**Given exercise**
Only one portion of the data is to be written out: from the line bearing "Emit a component" through the line bearing "import * as echarts from 'echarts';". Write it exactly as it appears.

**Rows**
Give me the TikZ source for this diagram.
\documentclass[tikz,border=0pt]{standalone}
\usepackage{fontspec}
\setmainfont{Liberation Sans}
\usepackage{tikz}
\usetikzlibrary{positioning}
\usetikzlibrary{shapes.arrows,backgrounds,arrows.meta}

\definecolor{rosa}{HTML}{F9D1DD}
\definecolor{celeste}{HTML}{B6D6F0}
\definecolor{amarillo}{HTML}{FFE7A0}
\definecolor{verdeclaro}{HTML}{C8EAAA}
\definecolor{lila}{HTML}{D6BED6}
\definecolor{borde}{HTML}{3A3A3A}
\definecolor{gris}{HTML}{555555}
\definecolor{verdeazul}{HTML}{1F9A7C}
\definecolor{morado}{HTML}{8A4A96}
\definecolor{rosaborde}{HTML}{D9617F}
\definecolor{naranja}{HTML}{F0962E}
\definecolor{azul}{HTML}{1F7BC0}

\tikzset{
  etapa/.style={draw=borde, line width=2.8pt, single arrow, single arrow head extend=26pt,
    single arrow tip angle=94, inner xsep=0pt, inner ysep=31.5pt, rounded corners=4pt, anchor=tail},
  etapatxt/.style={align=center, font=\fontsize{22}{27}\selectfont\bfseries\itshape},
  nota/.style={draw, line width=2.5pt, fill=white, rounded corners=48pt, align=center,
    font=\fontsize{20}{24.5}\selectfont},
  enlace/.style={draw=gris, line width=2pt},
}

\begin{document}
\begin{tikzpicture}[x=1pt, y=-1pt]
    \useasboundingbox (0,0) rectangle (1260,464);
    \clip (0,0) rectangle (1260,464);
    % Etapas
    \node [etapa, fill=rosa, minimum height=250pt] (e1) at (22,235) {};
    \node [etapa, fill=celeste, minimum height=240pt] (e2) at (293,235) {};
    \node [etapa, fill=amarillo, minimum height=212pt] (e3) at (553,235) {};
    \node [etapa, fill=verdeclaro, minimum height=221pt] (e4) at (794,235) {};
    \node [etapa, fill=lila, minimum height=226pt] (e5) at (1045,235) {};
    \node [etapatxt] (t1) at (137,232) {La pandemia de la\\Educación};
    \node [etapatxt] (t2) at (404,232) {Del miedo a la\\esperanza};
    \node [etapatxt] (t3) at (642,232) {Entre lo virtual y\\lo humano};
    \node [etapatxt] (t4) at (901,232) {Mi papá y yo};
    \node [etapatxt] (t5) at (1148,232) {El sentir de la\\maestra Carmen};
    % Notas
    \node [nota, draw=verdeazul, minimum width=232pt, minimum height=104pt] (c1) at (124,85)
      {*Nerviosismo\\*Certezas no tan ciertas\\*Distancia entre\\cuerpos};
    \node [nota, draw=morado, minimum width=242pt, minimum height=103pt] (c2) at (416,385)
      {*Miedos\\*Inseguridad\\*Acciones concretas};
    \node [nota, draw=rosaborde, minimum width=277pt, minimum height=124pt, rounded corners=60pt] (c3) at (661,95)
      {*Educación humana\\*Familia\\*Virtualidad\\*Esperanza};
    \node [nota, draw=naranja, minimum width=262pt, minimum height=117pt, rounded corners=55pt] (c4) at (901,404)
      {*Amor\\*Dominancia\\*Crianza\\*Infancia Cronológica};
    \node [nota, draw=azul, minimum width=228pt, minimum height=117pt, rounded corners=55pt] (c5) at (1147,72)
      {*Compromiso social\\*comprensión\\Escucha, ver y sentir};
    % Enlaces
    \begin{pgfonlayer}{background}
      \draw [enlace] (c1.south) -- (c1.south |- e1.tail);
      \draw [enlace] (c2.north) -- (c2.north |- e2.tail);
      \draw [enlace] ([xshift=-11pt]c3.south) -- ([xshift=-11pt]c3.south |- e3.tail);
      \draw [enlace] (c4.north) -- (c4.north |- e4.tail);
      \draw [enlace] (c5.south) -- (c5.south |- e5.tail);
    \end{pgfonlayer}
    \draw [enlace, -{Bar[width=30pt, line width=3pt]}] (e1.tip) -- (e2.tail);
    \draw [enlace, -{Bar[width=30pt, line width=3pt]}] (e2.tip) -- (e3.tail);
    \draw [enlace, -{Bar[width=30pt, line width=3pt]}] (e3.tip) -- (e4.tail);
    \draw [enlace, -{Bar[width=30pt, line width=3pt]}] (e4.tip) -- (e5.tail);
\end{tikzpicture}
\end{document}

---

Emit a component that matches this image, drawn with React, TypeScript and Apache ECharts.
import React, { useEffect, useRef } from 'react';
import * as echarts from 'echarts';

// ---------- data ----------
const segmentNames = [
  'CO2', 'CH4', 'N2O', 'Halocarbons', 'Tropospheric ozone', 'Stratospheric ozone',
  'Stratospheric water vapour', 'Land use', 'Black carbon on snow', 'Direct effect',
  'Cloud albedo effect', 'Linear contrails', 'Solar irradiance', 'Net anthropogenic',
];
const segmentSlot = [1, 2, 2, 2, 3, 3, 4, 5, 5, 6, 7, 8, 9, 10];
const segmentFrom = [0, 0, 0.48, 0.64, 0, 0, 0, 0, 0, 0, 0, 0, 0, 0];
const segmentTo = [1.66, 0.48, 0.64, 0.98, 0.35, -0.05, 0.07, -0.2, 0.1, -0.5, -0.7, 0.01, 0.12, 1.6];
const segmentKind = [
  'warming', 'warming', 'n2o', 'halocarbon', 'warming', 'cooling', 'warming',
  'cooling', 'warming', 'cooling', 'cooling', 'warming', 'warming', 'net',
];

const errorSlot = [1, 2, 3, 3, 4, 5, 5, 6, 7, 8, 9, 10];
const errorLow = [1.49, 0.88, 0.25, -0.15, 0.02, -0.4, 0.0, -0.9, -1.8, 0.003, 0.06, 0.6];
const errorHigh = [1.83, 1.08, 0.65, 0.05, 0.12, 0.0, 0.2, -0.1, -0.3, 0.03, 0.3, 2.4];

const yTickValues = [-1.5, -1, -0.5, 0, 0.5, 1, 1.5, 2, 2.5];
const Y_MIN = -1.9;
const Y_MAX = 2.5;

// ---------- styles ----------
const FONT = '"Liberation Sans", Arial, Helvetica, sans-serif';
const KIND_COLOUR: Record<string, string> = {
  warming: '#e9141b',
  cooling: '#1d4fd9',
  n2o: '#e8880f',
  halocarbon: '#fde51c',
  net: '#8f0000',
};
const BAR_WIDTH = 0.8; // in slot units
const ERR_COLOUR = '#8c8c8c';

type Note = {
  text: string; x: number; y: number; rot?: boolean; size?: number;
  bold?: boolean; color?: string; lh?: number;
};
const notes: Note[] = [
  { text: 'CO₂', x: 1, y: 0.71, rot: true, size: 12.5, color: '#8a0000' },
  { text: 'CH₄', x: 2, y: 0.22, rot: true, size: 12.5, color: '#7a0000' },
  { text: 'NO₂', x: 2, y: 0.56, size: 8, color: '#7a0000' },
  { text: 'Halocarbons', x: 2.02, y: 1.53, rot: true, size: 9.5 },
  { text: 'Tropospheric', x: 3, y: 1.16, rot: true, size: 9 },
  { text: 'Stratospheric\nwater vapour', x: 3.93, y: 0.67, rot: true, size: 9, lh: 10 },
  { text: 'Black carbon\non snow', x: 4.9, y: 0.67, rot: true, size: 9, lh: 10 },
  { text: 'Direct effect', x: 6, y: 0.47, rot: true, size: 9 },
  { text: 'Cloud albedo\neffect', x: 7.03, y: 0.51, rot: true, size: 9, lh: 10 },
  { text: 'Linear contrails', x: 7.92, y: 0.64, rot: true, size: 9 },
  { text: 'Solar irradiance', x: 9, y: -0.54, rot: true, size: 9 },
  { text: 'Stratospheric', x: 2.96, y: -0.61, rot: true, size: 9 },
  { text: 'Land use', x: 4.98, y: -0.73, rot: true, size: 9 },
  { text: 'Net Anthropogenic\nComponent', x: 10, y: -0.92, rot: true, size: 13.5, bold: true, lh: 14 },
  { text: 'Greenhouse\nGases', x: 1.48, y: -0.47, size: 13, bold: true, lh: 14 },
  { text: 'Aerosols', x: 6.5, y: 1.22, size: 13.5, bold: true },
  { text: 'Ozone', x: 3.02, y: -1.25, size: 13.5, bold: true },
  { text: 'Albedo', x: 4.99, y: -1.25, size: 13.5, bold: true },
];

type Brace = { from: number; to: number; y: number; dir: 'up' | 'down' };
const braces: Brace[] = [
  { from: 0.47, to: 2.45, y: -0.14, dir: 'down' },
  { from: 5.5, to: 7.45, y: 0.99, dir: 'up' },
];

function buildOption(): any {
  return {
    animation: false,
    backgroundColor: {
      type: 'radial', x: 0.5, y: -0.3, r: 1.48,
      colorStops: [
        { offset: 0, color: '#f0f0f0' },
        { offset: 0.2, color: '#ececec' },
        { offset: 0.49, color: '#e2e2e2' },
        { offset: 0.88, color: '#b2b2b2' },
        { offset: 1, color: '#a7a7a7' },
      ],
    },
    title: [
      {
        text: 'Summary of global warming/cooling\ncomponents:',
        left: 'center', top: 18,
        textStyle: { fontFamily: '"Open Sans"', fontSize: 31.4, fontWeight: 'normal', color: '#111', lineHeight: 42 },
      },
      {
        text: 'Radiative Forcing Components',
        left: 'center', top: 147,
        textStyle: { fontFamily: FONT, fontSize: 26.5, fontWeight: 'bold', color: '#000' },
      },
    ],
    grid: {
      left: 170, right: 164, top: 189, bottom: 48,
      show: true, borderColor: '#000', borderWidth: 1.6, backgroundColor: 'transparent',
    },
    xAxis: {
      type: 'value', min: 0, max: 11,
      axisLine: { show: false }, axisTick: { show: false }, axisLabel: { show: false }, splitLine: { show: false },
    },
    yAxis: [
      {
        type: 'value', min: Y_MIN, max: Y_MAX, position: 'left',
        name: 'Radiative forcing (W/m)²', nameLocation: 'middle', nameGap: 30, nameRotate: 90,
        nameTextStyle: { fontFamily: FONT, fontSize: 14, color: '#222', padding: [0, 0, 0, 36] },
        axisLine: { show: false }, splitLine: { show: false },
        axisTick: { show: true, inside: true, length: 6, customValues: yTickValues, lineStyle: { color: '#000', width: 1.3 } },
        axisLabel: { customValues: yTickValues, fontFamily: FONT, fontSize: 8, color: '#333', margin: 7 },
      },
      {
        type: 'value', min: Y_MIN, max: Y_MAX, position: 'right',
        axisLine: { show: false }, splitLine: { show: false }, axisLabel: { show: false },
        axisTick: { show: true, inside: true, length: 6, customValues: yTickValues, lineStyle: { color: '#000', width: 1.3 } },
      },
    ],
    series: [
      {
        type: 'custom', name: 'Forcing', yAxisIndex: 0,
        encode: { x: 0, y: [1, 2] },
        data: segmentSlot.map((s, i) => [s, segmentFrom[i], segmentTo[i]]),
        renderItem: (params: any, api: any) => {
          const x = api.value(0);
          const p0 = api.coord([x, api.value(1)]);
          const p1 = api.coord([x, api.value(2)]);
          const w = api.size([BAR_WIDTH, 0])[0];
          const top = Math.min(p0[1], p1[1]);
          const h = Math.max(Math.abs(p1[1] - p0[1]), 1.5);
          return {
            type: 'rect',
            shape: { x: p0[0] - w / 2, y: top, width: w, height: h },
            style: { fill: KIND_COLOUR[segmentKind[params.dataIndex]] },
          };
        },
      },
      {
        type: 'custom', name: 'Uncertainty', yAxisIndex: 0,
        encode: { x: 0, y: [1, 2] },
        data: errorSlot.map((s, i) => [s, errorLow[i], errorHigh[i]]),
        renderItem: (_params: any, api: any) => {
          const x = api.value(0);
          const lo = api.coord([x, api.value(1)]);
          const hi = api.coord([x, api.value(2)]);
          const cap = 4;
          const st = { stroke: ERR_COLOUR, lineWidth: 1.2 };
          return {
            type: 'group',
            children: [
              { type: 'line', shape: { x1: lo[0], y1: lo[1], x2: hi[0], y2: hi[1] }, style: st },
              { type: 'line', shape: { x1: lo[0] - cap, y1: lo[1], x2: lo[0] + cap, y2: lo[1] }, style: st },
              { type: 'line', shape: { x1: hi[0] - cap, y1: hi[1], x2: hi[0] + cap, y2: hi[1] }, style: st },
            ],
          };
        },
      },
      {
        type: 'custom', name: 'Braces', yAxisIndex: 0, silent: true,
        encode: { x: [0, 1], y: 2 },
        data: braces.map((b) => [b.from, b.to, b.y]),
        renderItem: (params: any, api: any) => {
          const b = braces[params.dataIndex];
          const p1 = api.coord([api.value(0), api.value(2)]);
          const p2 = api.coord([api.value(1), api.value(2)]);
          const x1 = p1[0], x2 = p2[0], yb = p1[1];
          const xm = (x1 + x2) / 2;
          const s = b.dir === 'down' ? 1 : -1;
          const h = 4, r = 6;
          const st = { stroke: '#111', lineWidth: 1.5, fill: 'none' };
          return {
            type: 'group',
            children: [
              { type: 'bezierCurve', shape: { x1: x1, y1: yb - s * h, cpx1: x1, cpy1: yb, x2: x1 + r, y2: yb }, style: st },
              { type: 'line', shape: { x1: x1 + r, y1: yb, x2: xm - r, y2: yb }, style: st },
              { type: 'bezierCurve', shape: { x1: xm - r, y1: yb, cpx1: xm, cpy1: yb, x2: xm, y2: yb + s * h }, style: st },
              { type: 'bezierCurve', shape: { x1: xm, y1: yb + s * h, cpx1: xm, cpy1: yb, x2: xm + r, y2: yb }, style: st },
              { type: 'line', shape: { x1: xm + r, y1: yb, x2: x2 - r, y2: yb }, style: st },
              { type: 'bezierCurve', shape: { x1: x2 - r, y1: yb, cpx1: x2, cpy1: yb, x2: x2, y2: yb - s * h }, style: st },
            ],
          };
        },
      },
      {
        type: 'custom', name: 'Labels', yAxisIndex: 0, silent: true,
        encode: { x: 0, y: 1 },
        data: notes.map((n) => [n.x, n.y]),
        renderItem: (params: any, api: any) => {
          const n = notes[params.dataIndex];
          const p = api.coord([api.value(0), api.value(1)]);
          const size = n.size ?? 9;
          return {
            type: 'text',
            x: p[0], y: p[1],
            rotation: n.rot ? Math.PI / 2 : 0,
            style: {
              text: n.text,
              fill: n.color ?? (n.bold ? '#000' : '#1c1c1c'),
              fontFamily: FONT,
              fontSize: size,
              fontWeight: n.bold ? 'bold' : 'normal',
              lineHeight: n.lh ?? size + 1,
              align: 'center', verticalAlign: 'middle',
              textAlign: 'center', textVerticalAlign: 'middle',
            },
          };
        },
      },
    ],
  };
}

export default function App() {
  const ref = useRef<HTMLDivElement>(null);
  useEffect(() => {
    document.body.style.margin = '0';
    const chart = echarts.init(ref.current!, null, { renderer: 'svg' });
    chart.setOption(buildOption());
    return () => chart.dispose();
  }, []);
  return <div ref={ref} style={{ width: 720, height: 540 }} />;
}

**Written solution**
Emit a component that matches this image, drawn with React, TypeScript and Apache ECharts.
import React, { useEffect, useRef } from 'react';
import * as echarts from 'echarts';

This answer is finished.